For Luis and his wife no arguments – legal, health, financial – can justify abortion, For them the government’s proposed reforms do not go far enough.
“In Spain abortion must be an offence, and should not be decriminalised. The mother always needs help; even more when she’s pregnant! Because she’s carrying a human being. And if they really don’t want the baby they can give it up for adoption. But really she can’t think of killing her baby!” says Luis’s wife.
“With abortion we put in process the extermination of our own civilisation.
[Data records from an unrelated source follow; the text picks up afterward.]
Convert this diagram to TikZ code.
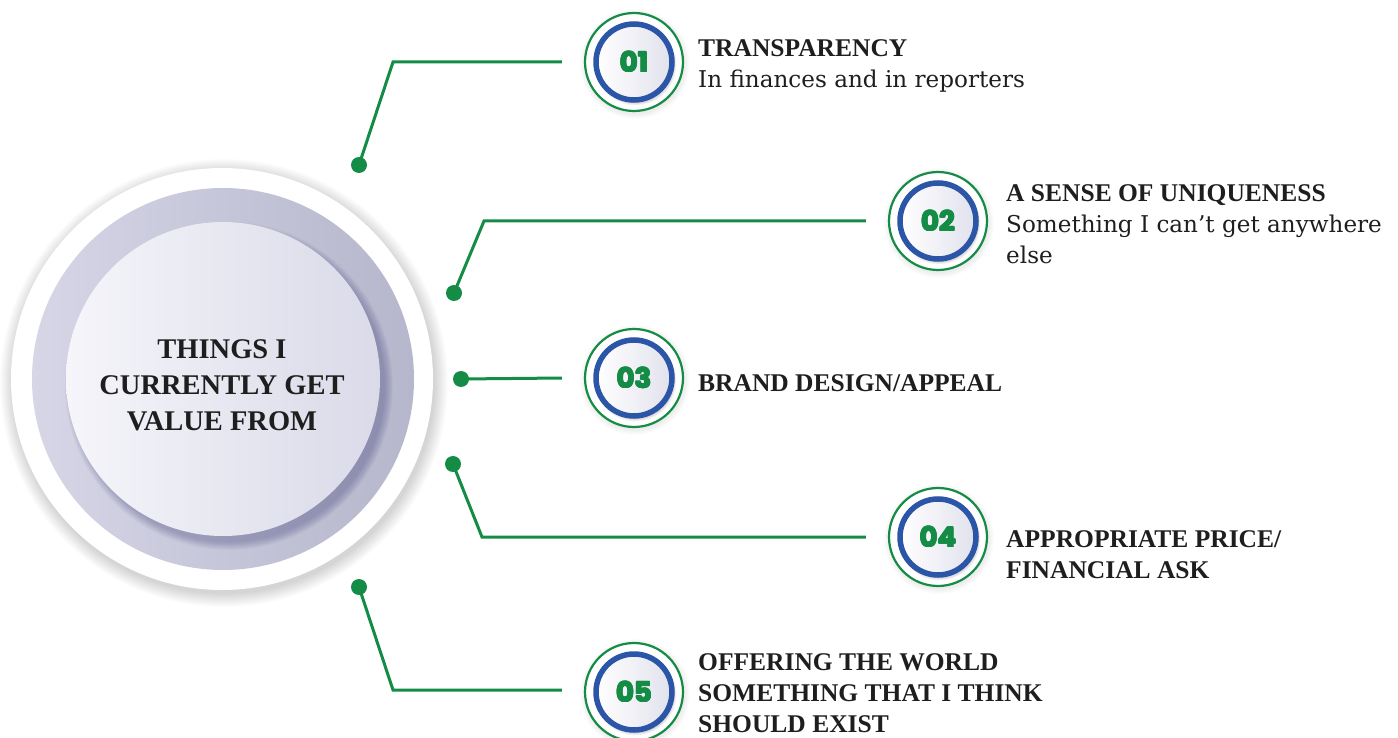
\documentclass[tikz,border=0pt]{standalone}
\usepackage{fontspec}
\setmainfont{Liberation Serif}
\newfontfamily\regfont{DejaVu Serif}
\newfontfamily\numfont{Poppins}
\usetikzlibrary{calc}
\definecolor{lgreen}{HTML}{148C46}
\definecolor{lblue}{HTML}{2B55A6}
\definecolor{ringL}{HTML}{D6D6E7}
\definecolor{ringR}{HTML}{B6B6CC}
\definecolor{innL}{HTML}{F5F5FA}
\definecolor{innR}{HTML}{DADAE9}
\definecolor{txt}{HTML}{1E1E1E}
\newcommand\mybadge[3]{%
  \foreach \k in {1,...,6} \fill[black,opacity=0.012] ($(#2)+(1,2)$) circle (49+\k);
  \node[greenring] (c#1) at (#2) {};
  \foreach \k in {1,...,5} \fill[black,opacity=0.03] ($(#2)+(1.5,2.5)$) circle (38+\k*0.6);
  \shade[left color=white, right color=innR!80] (#2) circle (38);
  \node[bluering] (b#1) at (#2) {};
  \foreach \dx/\dy in {-0.7/0,0.7/0,0/-0.7,0/0.7,-0.5/-0.5,0.5/0.5,-0.5/0.5,0.5/-0.5}
    \node[numtxt] at ($(#2)+(\dx,\dy)$) {#3};
  \node[numtxt] (n#1) at (#2) {#3};
}
\tikzset{
  greenring/.style={circle, draw=lgreen, fill=white, line width=2.2pt, minimum size=98pt, inner sep=0pt},
  bluering/.style={circle, draw=lblue, line width=5.5pt, minimum size=76pt, inner sep=0pt},
  numtxt/.style={font=\numfont\bfseries\fontsize{27.5}{28}\selectfont, text=lgreen, inner sep=0pt},
  dotn/.style={circle, fill=lgreen, minimum size=16pt, inner sep=0pt},
  conn/.style={draw=lgreen, line width=3pt},
  hd/.style={font=\bfseries\fontsize{25.5}{31}\selectfont, text=txt, inner sep=0pt, anchor=base west},
  rg/.style={font=\regfont\fontsize{23.1}{31}\selectfont, text=txt, inner sep=0pt, anchor=base west},
  ctr/.style={font=\bfseries\fontsize{28.5}{36}\selectfont, text=txt, inner sep=0pt, anchor=base},
}
\begin{document}
\begin{tikzpicture}[x=1pt,y=-1pt]
\useasboundingbox (0,0) rectangle (1398,738);
\fill[white] (0,0) rectangle (1398,738);

% central disk
\foreach \k in {1,...,14} \fill[black,opacity=0.011] (224,383) circle (210+\k);
\fill[white] (222,379) circle (211);
\shade[left color=ringL, right color=ringR] (223,379) circle (191);
\foreach \k in {1,...,10} \fill[black!70!blue,opacity=0.022] (229,386) circle (155+\k*0.9);
\shade[left color=innL, right color=innR] (223,379) circle (157);
\node[ctr] (m1) at (222,358) {THINGS I};
\node[ctr] (m2) at (222,394) {CURRENTLY GET};
\node[ctr] (m3) at (222,430) {VALUE FROM};

% badges
\mybadge{1}{634,62}{01}
\mybadge{2}{938,221}{02}
\mybadge{3}{634,378}{03}
\mybadge{4}{938,537}{04}
\mybadge{5}{634,692}{05}

% dots and corners
\node[dotn] (d1) at (359,165) {};
\node[dotn] (d2) at (454,293) {};
\node[dotn] (d3) at (461,379) {};
\node[dotn] (d4) at (453,464) {};
\node[dotn] (d5) at (359,587) {};
\coordinate (k1) at (393,62);
\coordinate (k2) at (484,221);
\coordinate (k4) at (482,537);
\coordinate (k5) at (393,690);
\coordinate (e1) at ($(c1.west)+(-22,0)$);
\coordinate (e2) at ($(c2.west)+(-22,0)$);
\coordinate (e3) at ($(c3.west)+(-22,0)$);
\coordinate (e4) at ($(c4.west)+(-22,0)$);
\coordinate (e5) at ($(c5.west)+(-22,-2)$);
\draw[conn] (d1.center) -- (k1) -- (e1);
\draw[conn] (d2.center) -- (k2) -- (e2);
\draw[conn] (d3.center) -- (e3);
\draw[conn] (d4.center) -- (k4) -- (e4);
\draw[conn] (d5.center) -- (k5) -- (e5);

% labels
\node[hd] (t1a) at (698,57) {TRANSPARENCY};
\node[rg] (t1b) at (698,88) {In finances and in reporters};
\node[hd] (t2a) at (1006,202) {A SENSE OF UNIQUENESS};
\node[rg] (t2b) at (1006,233) {Something I can’t get anywhere};
\node[rg] (t2c) at (1006,264) {else};
\node[hd] (t3a) at (698,391) {BRAND DESIGN/APPEAL};
\node[hd] (t4a) at (1006,547) {APPROPRIATE PRICE/};
\node[hd] (t4b) at (1006,578) {FINANCIAL ASK};
\node[hd] (t5a) at (698,670) {OFFERING THE WORLD};
\node[hd] (t5b) at (698,701) {SOMETHING THAT I THINK};
\node[hd] (t5c) at (698,732) {SHOULD EXIST};
\end{tikzpicture}
\end{document}
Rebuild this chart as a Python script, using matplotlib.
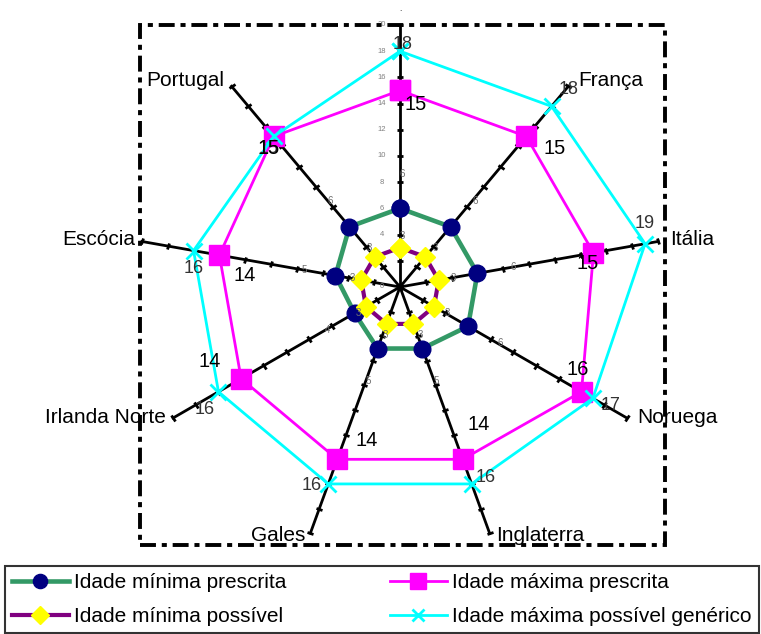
import matplotlib.pyplot as plt
import numpy as np
from matplotlib.lines import Line2D
from matplotlib.patches import Rectangle
from matplotlib.markers import MarkerStyle
from matplotlib.transforms import Affine2D

plt.rcParams['font.family'] = ['Liberation Sans', 'DejaVu Sans']

# data
categories = ['.', 'França', 'Itália', 'Noruega', 'Inglaterra', 'Gales', 'Irlanda Norte', 'Escócia', 'Portugal']
min_prescrita = [6, 6, 6, 6, 5, 5, 4, 5, 6]
min_possivel = [3, 3, 3, 3, 3, 3, 3, 3, 3]
max_prescrita = [15, 15, 15, 16, 14, 14, 14, 14, 15]
max_possivel = [18, 18, 19, 17, 16, 16, 16, 16, 15]
axis_ticks = list(range(0, 21, 2))

n = len(categories)
theta = np.arange(n) * 2 * np.pi / n

fig = plt.figure(figsize=(7.61, 6.34), dpi=100)
ax = fig.add_axes([0.1813, 0.1341, 0.6886, 0.8265], projection='polar')
ax.set_theta_zero_location('N')
ax.set_theta_direction(-1)
ax.set_ylim(0, 20)
ax.axis('off')

# spokes with tick marks
for t in theta:
    ax.plot([t, t], [0, 20], color='black', lw=2, clip_on=False, zorder=1)
    tick = MarkerStyle('_', transform=Affine2D().rotate_deg(-np.degrees(t)))
    ax.plot([t] * len(axis_ticks), axis_ticks, ls='none', marker=tick, ms=5, mew=2,
            color='black', clip_on=False, zorder=1)

# axis labels on the first spoke
for v in axis_ticks:
    ax.annotate(str(v), (0, v), xytext=(-18, 0), textcoords='offset pixels',
                ha='center', va='center', fontsize=5.5, color='#808080')

def closed(vals):
    return np.append(theta, theta[0]), np.append(vals, vals[0])

series = [
    (min_prescrita, dict(color='#339966', lw=3.3, marker='o', ms=12, mfc='#000080', mec='#000080'), 'Idade mínima prescrita'),
    (min_possivel, dict(color='#800080', lw=3, marker='D', ms=10.5, mfc='#FFFF00', mec='#FFFF00'), 'Idade mínima possível'),
    (max_prescrita, dict(color='#FF00FF', lw=2, marker='s', ms=14, mfc='#FF00FF', mec='#FF00FF'), 'Idade máxima prescrita'),
    (max_possivel, dict(color='#00FFFF', lw=2, marker='x', ms=11, mew=2, mec='#00FFFF'), 'Idade máxima possível genérico'),
]
for vals, st, lab in series:
    tt, rr = closed(vals)
    ax.plot(tt, rr, clip_on=False, zorder=3, **st)

# small data labels, pushed outward along the spokes
for t, v in zip(theta, min_prescrita):
    ax.annotate(str(v), (t, v), xytext=(t, v + 2.6), textcoords='data',
                ha='left', va='center', fontsize=7, color='#707070', zorder=2)
for t, v in zip(theta, min_possivel):
    ax.annotate(str(v), (t, v), xytext=(t, v + 0.9), textcoords='data',
                ha='left', va='center', fontsize=7, color='#707070', zorder=4)

poss_off = [(3, 7), (17, 17), (0, 20), (18, -7), (14, 6), (-17, -2), (-14, -18), (0, -18), (-5, -12)]
for t, v, o in zip(theta, max_possivel, poss_off):
    ax.annotate(str(v), (t, v), xytext=o, textcoords='offset pixels',
                ha='center', va='center', fontsize=13, color='#333333', zorder=5)

presc_off = [(16, -14), (28, -12), (-6, -11), (-4, 22), (16, 35), (29, 19), (-31, 17), (25, -20), (-5, -12)]
for t, v, o in zip(theta, max_prescrita, presc_off):
    ax.annotate(str(v), (t, v), xytext=o, textcoords='offset pixels',
                ha='center', va='center', fontsize=14.5, color='black', zorder=5)

# category labels
cat_off = [(0, 15), (10, 6), (12, 2), (10, 0), (7, -2), (-5, -2), (-7, 0), (-7, 2), (-7, 6)]
cat_ha = ['center', 'left', 'left', 'left', 'left', 'right', 'right', 'right', 'right']
for t, c, o, h in zip(theta, categories, cat_off, cat_ha):
    ax.annotate(c, (t, 20), xytext=o, textcoords='offset pixels',
                ha=h, va='center', fontsize=15 if c != '.' else 6, color='black')

# dash-dot plot area border
fig.add_artist(Rectangle((140 / 761, 1 - 545 / 634), 525 / 761, 520 / 634,
                         transform=fig.transFigure, fill=False, lw=2.8,
                         ls=(0, (4.1, 1.5, 1.3, 1.5)), color='black'))

# legend (filled column-wise)
handles = [Line2D([], [], **s[1]) for s in series]
labels = [s[2] for s in series]
for h in handles:
    h.set_markersize(h.get_markersize() * 0.85)
leg = fig.legend(handles, labels, loc='upper left', bbox_to_anchor=(5 / 761, 1 - 566 / 634),
                 ncol=2, fontsize=15, frameon=True, fancybox=False, edgecolor='black',
                 borderaxespad=0, handlelength=2.7, handletextpad=0.25, columnspacing=5.0,
                 labelspacing=0.7, borderpad=0.35)
leg.get_frame().set_linewidth(1.5)

fig.savefig('out.png', dpi=100)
It’s one of the greatest mistakes our society makes,” insists Luis.
The ultimate target for the Right to Live campaign is zero abortions.
However its coordinator says the government should at least outlaw terminations in the case of foetal deformities.
And it should put into place a national adoption scheme, and help for single pregnant women facing social exclusion.
“For us it seems like opposing the right of a child to life poses a social problem. It is unfair. Spain spends 40 or 50 million a year to pay for abortions, and not a single euro to help pregnant women with their problems,” says the co-ordinator for Derecho a Vivir Gàdor Joya Verde.
A recent study suggests more than a quarter of Spanish abortions are for economic reasons.
Helping young mothers and pregnant women is the mission of the private Madrina foundation. It offers food aid, help with housing, or finding a job. It also has a “godmother” system for expectant mothers.
“The first aid cut in hard times is always aid for mothers. And that has produced a global crisis today. I believe that the future begins by helping these mothers, these young people, to get jobs, housing, and training,” the the Foundation’s President Conrado Giménez Agrela.
In a class for young mothers with one or more children the hope is they will qualify for university. The foundation has alllowed them to escape poverty, which for most of them is no reason to abort. But opinions soften when presented with other reasons to abort.
“I said at the start that if I fell pregnant young I’d abort, because there’s a time for everything and I have lots to do before that, like study for example. But I don’t know…once I was pregnant I felt it, and I couldn’t do it. But I do strongly support abortion in the case of a problem birth. When I was tested for Downs syndrome it was very clear to me that abortion was the solution,” said one woman.
And what about in a case of rape?
“I wouldn’t keep it”, says another woman, “If someone has hurt me or made me suffer I wouldn’t think about it twice.”
Access to abortion is far from uniform, or unanimous around Europe. National laws vary, and the European Parliament has just stepped back from voting on whether or not to recognise abortion as a fundamental human right.